* Start GIVEN INFORMATION *

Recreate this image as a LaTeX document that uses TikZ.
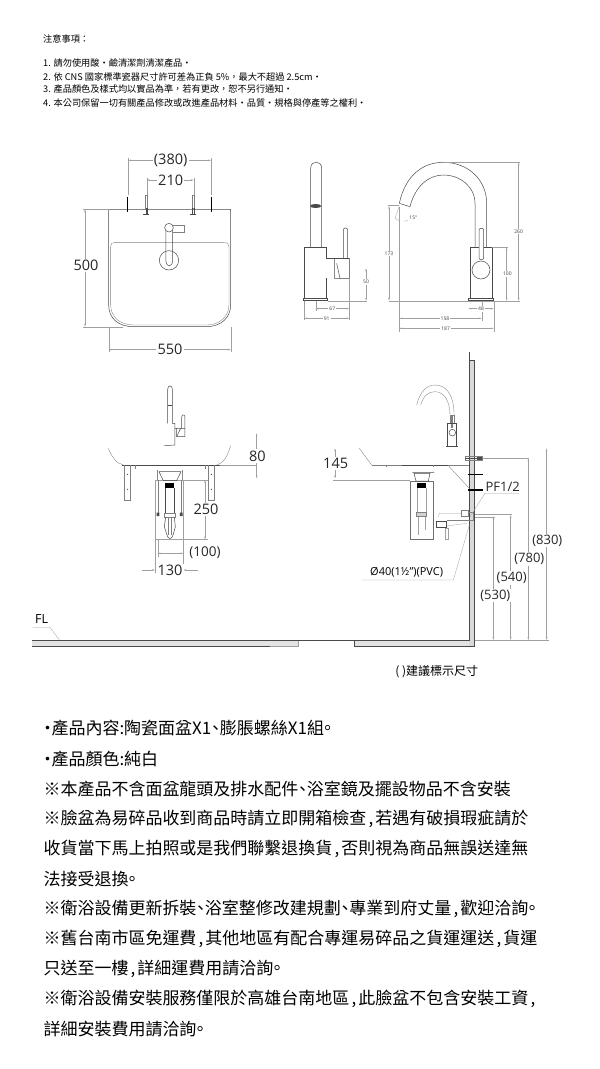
\documentclass[tikz,border=0pt]{standalone}
\usepackage{fontspec}
\usetikzlibrary{arrows.meta}
\setmainfont{Open Sans}
\newfontfamily\cjk{Noto Sans CJK TC}
\definecolor{ink}{HTML}{4A4A4A}
\definecolor{dimc}{HTML}{A0A0A0}
\newcommand{\fc}{\symbol{"FF0C}}
\newcommand{\fcolon}{\symbol{"FF1A}}
\newcommand{\cdun}{\makebox[8.5pt][c]{\symbol{"3001}}}
\newcommand{\cend}{\makebox[7pt][c]{\symbol{"3002}}}
\newcommand{\ccom}{\makebox[9pt][c]{,}}
\newcommand{\cdotmark}{\makebox[8pt][c]{‧}}
\tikzset{
  zoomed/.style={x=0.33333pt,y=-0.33333pt},
  part/.style={draw=ink,line width=0.5pt},
  thin part/.style={draw=ink!70,line width=0.35pt},
  ext/.style={draw=dimc,line width=0.3pt},
  dimline/.style={draw=dimc,line width=0.35pt,{Stealth[length=3pt,width=1.6pt]}-{Stealth[length=3pt,width=1.6pt]}},
  bolt/.style={draw=black,line width=1.2pt},
  big/.style={font=\fontsize{14.5}{15}\selectfont,text=black!85,inner sep=1.2pt,fill=white},
  mid/.style={font=\fontsize{13}{13}\selectfont,text=black!85,inner sep=0.8pt,fill=white},
  tiny/.style={font=\fontsize{5}{5}\selectfont,text=black!75,inner sep=1pt,fill=white},
  note/.style={font=\cjk\fontsize{9.2}{9.2}\selectfont,text=black,anchor=west,inner sep=0pt},
  body/.style={font=\cjk\fontsize{17}{17}\selectfont,text=black,anchor=west,inner sep=0pt},
}
\begin{document}
\begin{tikzpicture}[x=1pt,y=-1pt]
\useasboundingbox (0,0) rectangle (600,1069);
\fill[white] (0,0) rectangle (600,1069);

% header notes
\node[note] (n0) at (43,39) {注意事項\fcolon};
\node[note] (n1) at (43,63.5) {1. 請勿使用酸‧鹼清潔劑清潔產品‧};
\node[note] (n2) at (43,76.5) {2. 依 CNS 國家標準瓷器尺寸許可差為正負 5\%\fc 最大不超過 2.5cm‧};
\node[note] (n3) at (43,89.5) {3. 產品顏色及樣式均以實品為準\fc 若有更改\fc 恕不另行通知‧};
\node[note] (n4) at (43,103) {4. 本公司保留一切有關產品修改或改進產品材料‧品質‧規格與停產等之權利‧};

% basin plan
\begin{scope}[shift={(60,145)},zoomed]
\draw[part] (146,193) -- (512,193) -- (512,480) .. controls (512,520) and (480,545) .. (440,545) -- (220,545) .. controls (175,545) and (146,520) .. (146,480) -- cycle;
\draw[thin part] (152,305) .. controls (152,296) and (156,292) .. (165,292) -- (490,292) .. controls (502,292) and (507,296) .. (507,305) -- (507,480) .. controls (507,515) and (478,540) .. (440,540) -- (220,540) .. controls (180,540) and (152,515) .. (152,480) -- cycle;
\draw[ext] (204,150) -- (204,40) (453,150) -- (453,40);
\draw[dimline] (204,46) -- (453,46);
\node[big] (t380) at (332,45) {(380)};
\draw[ext] (260,150) -- (260,100) (401,150) -- (401,100);
\draw[dimline] (260,105) -- (401,105);
\node[big] (t210) at (332,105) {210};
\draw[bolt] (203,155) -- (203,200) (454,155) -- (454,200);
\draw[thin part] (256,152) rectangle (263,190) (396,152) rectangle (404,190);
\draw[part] (250,209) -- (268,209) (390,209) -- (408,209) (258,190) -- (258,209) (262,190) -- (262,209) (398,190) -- (398,209) (402,190) -- (402,209);
\draw[part] (327,346) circle [radius=29];
\draw[part] (318,250) -- (318,350) .. controls (318,366) and (338,366) .. (338,350) -- (338,250);
\draw[part,fill=white] (327,248) circle [radius=13];
\draw[thin part] (340,240) -- (372,240) -- (372,263) -- (340,263);
\draw[ext] (146,545) -- (146,620) (512,545) -- (512,620) (70,193) -- (146,193) (70,545) -- (190,545);
\draw[dimline] (75,193) -- (75,545);
\node[big] (t500) at (78,362) {500};
\draw[dimline] (146,614) -- (512,614);
\node[big] (t550) at (330,614) {550};
\end{scope}

% faucet side and front
\begin{scope}[shift={(280,150)},zoomed]
\draw[part] (92,292) -- (92,55) .. controls (92,30) and (125,30) .. (125,55) -- (125,292);
\fill[ink] (107,168) ellipse [x radius=17,y radius=6];
\draw[part] (73,445) -- (73,292) -- (140,292) -- (140,325) -- (208,325) (140,385) -- (140,445);
\draw[part] (70,445) rectangle (143,452);
\draw[part] (163,325) -- (163,385) -- (180,385) -- (170,340);
\draw[thin part] (208,325) -- (208,385) -- (180,385);
\draw[part] (190,325) -- (190,240) .. controls (190,232) and (203,232) .. (203,240) -- (203,325);
\draw[ext] (143,452) -- (262,452) (72,452) -- (72,510) (208,385) -- (208,510) (107,452) -- (107,482);
\draw[dimline] (258,355) -- (258,452);
\node[tiny] (t50) at (258,395) {50};
\draw[dimline] (107,476) -- (208,476);
\node[tiny] (t67) at (157,476) {67};
\draw[dimline] (72,505) -- (208,505);
\node[tiny] (t91) at (140,505) {91};
% right faucet
\draw[part] (358,160) .. controls (375,80) and (425,37) .. (490,37) .. controls (565,37) and (620,90) .. (620,160) -- (620,292);
\draw[part] (390,170) .. controls (405,110) and (445,75) .. (490,75) .. controls (540,75) and (585,110) .. (585,160) -- (585,292);
\draw[part] (358,160) -- (390,170);
\draw[part] (571,445) -- (571,292) -- (636,292) -- (636,445);
\draw[part] (565,445) rectangle (641,452);
\draw[part] (603,360) circle [radius=27];
\draw[part,fill=white] (597,325) -- (597,240) .. controls (597,233) and (611,233) .. (611,240) -- (611,325) .. controls (611,330) and (597,330) .. (597,325);
\draw[ext] (327,452) -- (720,452) (490,37) -- (720,37) (636,292) -- (684,292) (325,166) -- (358,166) (358,170) -- (358,545) (605,452) -- (605,512) (641,452) -- (641,545);
\draw[ext] (345,205) -- (358,212) (358,168) -- (345,205);
\draw[ext] (372,214) .. controls (378,214) and (382,212) .. (386,210);
\node[tiny] (t15) at (400,203) {15°};
\draw[dimline] (716,37) -- (716,452);
\node[tiny] (t260) at (716,244) {260};
\draw[dimline] (680,292) -- (680,452);
\node[tiny] (t100) at (682,372) {100};
\draw[dimline] (327,168) -- (327,452);
\node[tiny] (t173) at (327,310) {173};
\draw[dimline] (358,505) -- (605,505);
\node[tiny] (t158) at (495,505) {158};
\draw[dimline] (358,535) -- (641,535);
\node[tiny] (t187) at (497,535) {187};
\draw[dimline] (565,476) -- (641,476);
\node[tiny] (t48) at (603,476) {48};
\end{scope}

% front elevation
\begin{scope}[shift={(20,380)},zoomed]
\draw[part] (443,130) -- (443,28) .. controls (443,14) and (457,14) .. (457,28) -- (457,130) -- (465,130) -- (465,145) -- (495,145) -- (495,170) -- (470,170) -- (470,145);
\draw[part,line width=1pt] (443,76) -- (457,76);
\draw[part] (485,145) -- (485,112) .. controls (485,102) and (495,102) .. (495,112) -- (495,145);
\draw[part] (465,145) -- (465,195) -- (433,197);
\draw[part] (470,170) -- (482,145);
\draw[thin part] (265,205) .. controls (275,230) and (288,250) .. (310,255);
\draw[thin part] (632,197) .. controls (622,230) and (610,250) .. (590,255);
\draw[part] (305,255) -- (600,255);
\draw[ext] (600,255) -- (712,255);
\draw[thin part] (312,255) -- (312,362) -- (332,362) -- (332,255);
\draw[thin part] (565,255) -- (565,362) -- (583,362) -- (583,255);
\draw[thin part] (345,255) -- (345,268) (555,255) -- (555,268);
\fill[ink] (323,283) circle [radius=2] (323,328) circle [radius=2] (574,283) circle [radius=2] (574,328) circle [radius=2];
% trap
\draw[ext] (405,300) rectangle (490,478);
\draw[part] (413,270) -- (413,300) (487,270) -- (487,300) (417,275) -- (483,275) -- (470,302) -- (430,302) -- cycle;
\fill[black] (435,308) rectangle (463,325);
\draw[part] (437,325) -- (437,400) (463,325) -- (463,400);
\draw[thin part] (414,300) -- (414,400) (484,300) -- (484,400);
\fill[ink] (410,398) rectangle (418,408) (480,398) rectangle (488,408);
\draw[thin part] (434,400) rectangle (466,412);
\draw[part] (437,412) -- (433,440) -- (440,462) .. controls (443,480) and (457,480) .. (460,462) -- (466,440) -- (463,412);
\draw[thin part] (446,412) -- (446,465) (454,412) -- (454,465);
\draw[ext] (490,300) -- (565,300) (490,478) -- (565,478) (413,478) -- (413,530) (490,478) -- (490,580) (405,478) -- (405,580);
\draw[dimline] (555,300) -- (555,478);
\node[big] (t250) at (558,388) {250};
\draw[dimline] (710,160) -- (710,295);
\node[big] (t80) at (712,228) {80};
\draw[dimline] (413,520) -- (490,520);
\node[big,font=\fontsize{13.5}{13.5}\selectfont] (t100b) at (555,518) {(100)};
\draw[ext,-{Stealth[length=3pt,width=1.6pt]}] (365,570) -- (405,570);
\draw[ext,-{Stealth[length=3pt,width=1.6pt]}] (533,570) -- (490,570);
\node[big] (t130) at (450,572) {130};
\node[font=\fontsize{12.5}{12.5}\selectfont,inner sep=0pt] (tfl) at (65,718) {FL};
\draw[ext] (38,742) -- (90,742) -- (118,780);
\end{scope}

% floor and wall
\fill[gray!22] (32,640.7) rectangle (297.7,646);
\fill[gray!22] (354.3,640.5) rectangle (469.3,646);
\fill[gray!30] (469.3,360) rectangle (474.7,646);
\draw[ink,line width=0.55pt] (32,640.5) -- (469.3,640.5);
\draw[ink,line width=0.6pt] (32,646) -- (270,646);
\draw[dimc,line width=0.4pt] (270,646) -- (297.7,646) -- (297.7,640.5);
\draw[ink,line width=0.4pt] (354.3,640.5) -- (354.3,646) -- (474.7,646);
\draw[ink,line width=0.5pt] (469.3,352) -- (469.3,640.5) (474.7,360) -- (474.7,646) (469.3,360) -- (474.7,360);

% section
\begin{scope}[shift={(310,350)},zoomed]
\draw[thin part] (320,165) .. controls (330,125) and (350,105) .. (375,105) .. controls (410,105) and (432,135) .. (432,195);
\draw[thin part] (332,165) .. controls (340,138) and (355,125) .. (375,125) .. controls (400,125) and (420,150) .. (420,195);
\draw[thin part] (420,195) rectangle (432,220);
\fill[gray] (423,195) rectangle (430,235);
\draw[part] (413,290) -- (413,220) -- (440,220) -- (440,290);
\draw[part] (408,290) -- (445,290);
\draw[part,fill=white] (427,248) circle [radius=10];
\draw[thin part] (148,295) -- (185,345);
\draw[thin part] (185,345) -- (275,345) (415,345) -- (478,345);
\draw[part,line width=0.9pt] (275,345) -- (415,345);
\draw[thin part] (228,345) -- (228,352) (370,345) -- (370,352);
\draw[thin part] (413,345) -- (478,415);
\draw[ext] (70,390) -- (300,390);
\draw[dimline] (75,295) -- (75,385);
\node[big] (t145) at (77,340) {145};
\draw[bolt] (475,373) -- (520,373) (475,420) -- (520,420);
\draw[thin part] (465,318) rectangle (517,330);
\draw[part,line width=0.9pt] (465,325) -- (505,325);
\fill[ink] (502,321) rectangle (517,331);
\draw[part,draw=ink!80] (302,393) rectangle (370,568);
\draw[part] (307,367) -- (372,367) (312,370) -- (360,370) -- (355,393) -- (318,393) -- cycle;
\fill[black] (322,400) rectangle (348,415);
\draw[ext] (322,415) -- (322,488) (348,415) -- (348,488);
\draw[thin part,fill=gray!35] (320,487) rectangle (350,500);
\draw[ext] (325,500) -- (325,555) (345,500) -- (345,540);
\draw[ext] (385,500) -- (388,490) -- (455,490);
\draw[thin part] (455,482) rectangle (475,500);
\draw[thin part] (475,487) -- (490,487) -- (490,510) -- (478,510);
\draw[part] (380,515) rectangle (410,533);
\draw[thin part] (410,512) -- (478,512);
\draw[ext] (410,528) -- (470,520);
\draw[ext] (405,535) rectangle (413,568);
\draw[ext] (480,500) -- (525,430) -- (627,430);
\node[mid] (tpf) at (578,410) {PF1/2};
\draw[ext] (155,690) -- (430,690) -- (478,525);
\node[font=\fontsize{11}{11}\selectfont,inner sep=0pt] (tdn) at (290,668) {Ø40(1½")(PVC)};
\draw[ext] (494,492) -- (606,492) (494,500) -- (555,500) (494,870) -- (716,870) (520,325) -- (658,325);
\draw[dimline] (550,500) -- (550,870);
\draw[dimline] (602,495) -- (602,870);
\draw[dimline] (655,325) -- (655,870);
\draw[dimline] (710,295) -- (710,870);
\node[mid] (t830) at (712,572) {(830)};
\node[mid] (t780) at (658,627) {(780)};
\node[mid] (t540) at (605,684) {(540)};
\node[mid] (t530) at (556,737) {(530)};
\node[font=\cjk\fontsize{12}{12}\selectfont,inner sep=0pt] (tlegend) at (380,965) {( )建議標示尺寸};
\end{scope}

% body text
\node[body] (b1) at (43.3,728.3) {\cdotmark 產品內容:陶瓷面盆X1\cdun 膨脹螺絲X1組\cend};
\node[body] (b2) at (43.3,759.3) {\cdotmark 產品顏色:純白};
\node[body] (b3) at (43.3,789.3) {※本產品不含面盆龍頭及排水配件\cdun 浴室鏡及擺設物品不含安裝};
\node[body] (b4) at (43.3,819.3) {※臉盆為易碎品收到商品時請立即開箱檢查\ccom 若遇有破損瑕疵請於};
\node[body] (b5) at (43.3,849.3) {收貨當下馬上拍照或是我們聯繫退換貨\ccom 否則視為商品無誤送達無};
\node[body] (b6) at (43.3,879.3) {法接受退換\cend};
\node[body] (b7) at (43.3,909.3) {※衛浴設備更新拆裝\cdun 浴室整修改建規劃\cdun 專業到府丈量\ccom 歡迎洽詢\cend};
\node[body] (b8) at (43.3,939.3) {※舊台南市區免運費\ccom 其他地區有配合專運易碎品之貨運運送\ccom 貨運};
\node[body] (b9) at (43.3,969.3) {只送至一樓\ccom 詳細運費用請洽詢\cend};
\node[body] (b10) at (43.3,999.3) {※衛浴設備安裝服務僅限於高雄台南地區\ccom 此臉盆不包含安裝工資\ccom};
\node[body] (b11) at (43.3,1029.3) {詳細安裝費用請洽詢\cend};
\end{tikzpicture}
\end{document}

* End GIVEN INFORMATION *

* SET PROBLEM *
With all pictures left out, please transcribe exactly the lines from the start of the material through the line with "(n4) at (43,103)".

* REPLY *
Recreate this image as a LaTeX document that uses TikZ.
\documentclass[tikz,border=0pt]{standalone}
\usepackage{fontspec}
\usetikzlibrary{arrows.meta}
\setmainfont{Open Sans}
\newfontfamily\cjk{Noto Sans CJK TC}
\definecolor{ink}{HTML}{4A4A4A}
\definecolor{dimc}{HTML}{A0A0A0}
\newcommand{\fc}{\symbol{"FF0C}}
\newcommand{\fcolon}{\symbol{"FF1A}}
\newcommand{\cdun}{\makebox[8.5pt][c]{\symbol{"3001}}}
\newcommand{\cend}{\makebox[7pt][c]{\symbol{"3002}}}
\newcommand{\ccom}{\makebox[9pt][c]{,}}
\newcommand{\cdotmark}{\makebox[8pt][c]{‧}}
\tikzset{
  zoomed/.style={x=0.33333pt,y=-0.33333pt},
  part/.style={draw=ink,line width=0.5pt},
  thin part/.style={draw=ink!70,line width=0.35pt},
  ext/.style={draw=dimc,line width=0.3pt},
  dimline/.style={draw=dimc,line width=0.35pt,{Stealth[length=3pt,width=1.6pt]}-{Stealth[length=3pt,width=1.6pt]}},
  bolt/.style={draw=black,line width=1.2pt},
  big/.style={font=\fontsize{14.5}{15}\selectfont,text=black!85,inner sep=1.2pt,fill=white},
  mid/.style={font=\fontsize{13}{13}\selectfont,text=black!85,inner sep=0.8pt,fill=white},
  tiny/.style={font=\fontsize{5}{5}\selectfont,text=black!75,inner sep=1pt,fill=white},
  note/.style={font=\cjk\fontsize{9.2}{9.2}\selectfont,text=black,anchor=west,inner sep=0pt},
  body/.style={font=\cjk\fontsize{17}{17}\selectfont,text=black,anchor=west,inner sep=0pt},
}
\begin{document}
\begin{tikzpicture}[x=1pt,y=-1pt]
\useasboundingbox (0,0) rectangle (600,1069);
\fill[white] (0,0) rectangle (600,1069);

% header notes
\node[note] (n0) at (43,39) {注意事項\fcolon};
\node[note] (n1) at (43,63.5) {1. 請勿使用酸‧鹼清潔劑清潔產品‧};
\node[note] (n2) at (43,76.5) {2. 依 CNS 國家標準瓷器尺寸許可差為正負 5\%\fc 最大不超過 2.5cm‧};
\node[note] (n3) at (43,89.5) {3. 產品顏色及樣式均以實品為準\fc 若有更改\fc 恕不另行通知‧};
\node[note] (n4) at (43,103) {4. 本公司保留一切有關產品修改或改進產品材料‧品質‧規格與停產等之權利‧};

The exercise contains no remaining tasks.